Friday, September 16, 2011

Software measurement dilema

Implementing measurements in software engineering is a great challenge. Every other manager wants to have clearly defined measurements to make sure there is visibility while the engineering or rather the geeks completely rule out the possibility of the practical application of measurements.

At the two extremes both have their points, the pro measurement group quotes that building software is a business hence needs visibility and measurements. They would tell you that start by measuring with whatever you can measure and eventually we would learn and will be refine it and would help us in making better decisions in future.

They would also tell you that measurements are used, only to help. track the status, measure productivity and not intended to point fingers or fire people.

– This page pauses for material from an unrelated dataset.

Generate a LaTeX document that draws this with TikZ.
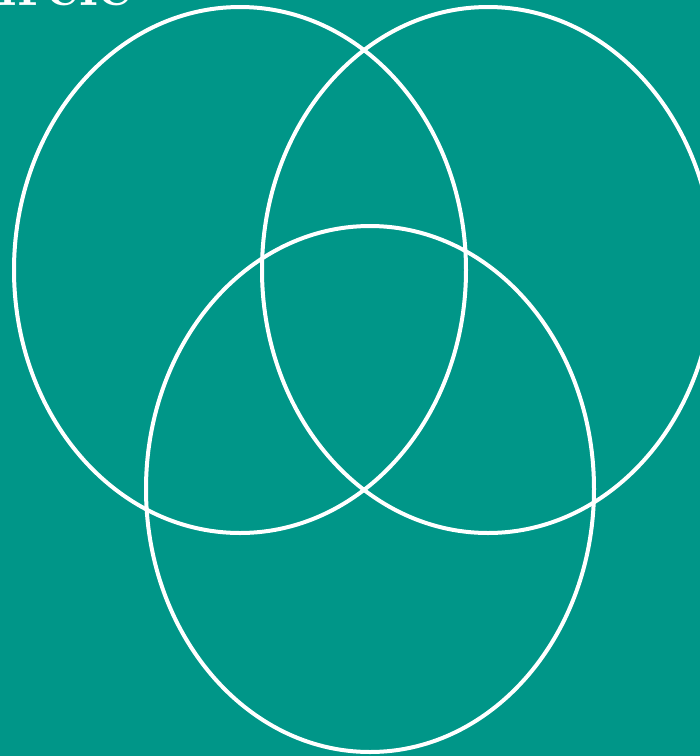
\documentclass[tikz,border=0pt]{standalone}
\definecolor{teal}{RGB}{0,150,136}
\begin{document}
\begin{tikzpicture}[x=1pt,y=-1pt,ring/.style={draw=white,line width=4pt}]
\useasboundingbox (0,0) rectangle (700,756);
\clip (0,0) rectangle (700,756);
\fill[teal] (0,0) rectangle (700,756);
\node[anchor=base west,text=white,font=\bfseries\fontsize{64}{64}\selectfont,inner sep=0pt] (title) at (-55,5) {Circle};
\draw[ring] (240,270) ellipse [x radius=226,y radius=263];
\draw[ring] (488,270) ellipse [x radius=226,y radius=263];
\draw[ring] (370,489) ellipse [x radius=224,y radius=263];
\end{tikzpicture}
\end{document}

While on the other hand, geeks stay at another end and say, software development is almost writing poetry hence cannot be measured quantitatively but should be measured qualitatively. They would make mockery of the measurements like lines of code, by saying that its the biggest joke, they would tell you that this measurement discourages efficient code writing. The more code write doesn't mean that you are writing it well.

There was this classic case in which, I came across where people were measured on the number of tester approved releases made, this measurement had paved the way for a culture where developers and testers acted in concert to make releases frequently as possible, at times even a dozen releases within a fortnight, at times even the smallest bug fix is fixed and sent out as a release.

While the two parties stay at two extremes, we need to keep in mind that we need to have some indicators while rationally picking the measurements and most importantly know to interpret it without blindly using it.

Anyone who wants to design a measurement system should remember that unless done carefully it leads to sub optimization and remember the golden saying
" What you measure is what you get " if you measure lines you get more lines, if you measure bugs you get more bugs, if you measure the overall contribution to the success of the project you get more people contributing to the over all success. Just some food for thought.